$$\omega=(\omega_1, \omega_2,...)\in \{0, 1, 2,...,N-1\}^\mathbb N$$
How to show that the limit$$\displaystyle\nu(\omega)=\lim_{n\to\infty}\frac{\omega_1}{N^n}+\frac{\omega_2}{N^{n-1}}+...+\frac{\omega_n}{N}$$ exist?
it can be represented as a $N$-adic number in $[0, 1]$, but the sequence $\frac{\omega_1}{N^n}+\frac{\omega_2}{N^{n-1}}+...+\frac{\omega_n}{N}$ is not monotonic. I can only show that it has limit if $\omega_i=\omega\in\{0,1,...,N-1\}$ for $i\ge$ some number.
I am reading Analysis and Probability: Wavelets, Signals, Fractals, on page 92, it states that this sequence is non-increasing, is it right?
First of, the formulation is unfortunate. In the remainder class ring $\Bbb Z/N\Bbb Z$ there is no division by $N$, since $N$ is (in) the class of zero.
Your second formulation is the correct one, for a N-adic representation of a real number, you want $ω_i∈\{0,1,...,N−1\} \subset \Bbb Z\subset\Bbb R$.
And then you just use that $0\le ω_i\le N-1$ to get a convergent geometric series as majorant.
Sorry, I did initially not see that there is an index reversal in the terms of the sum.
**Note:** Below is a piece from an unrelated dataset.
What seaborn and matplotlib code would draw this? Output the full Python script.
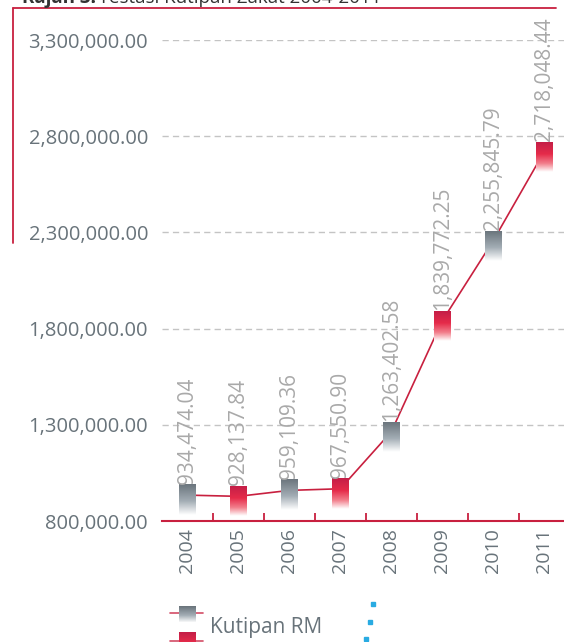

So the geometric majorant only shows that this sequence is bounded. Write your series as quotient of two divergent terms $$ \frac{ω_1N+ω_2N^2+...+ω_nN^n}{N^{n+1}} $$ but Cesaro-Stolz can only be applied if $$ \frac{ω_nN^n}{N^{n+1}-N^n}=\frac{ω_n}{N-1} $$ converges.
Give the sequence a name, $a_n=ω_1N^{-n}+ω_2N^{1-n}+...+ω_nN^{N-1}$, then $$ a_{n+1}=\frac{a_n+ω_{n+1}}{N}=\tfrac1Na_n+(1-\tfrac1N)\frac{ω_{n+1}}{N-1} $$ so $a_{n+1}\le a_n$ if and only if $ω_{n+1}\le (N-1)a_n$ which would require that $a_n\ge 1$ since $ω_{n+1}=N-1$ is possible. But since $a_n=0$ is also possible, the statement "non-increasing" is wrong. The best one can say is still that the sequence of the $a_n$ is bounded.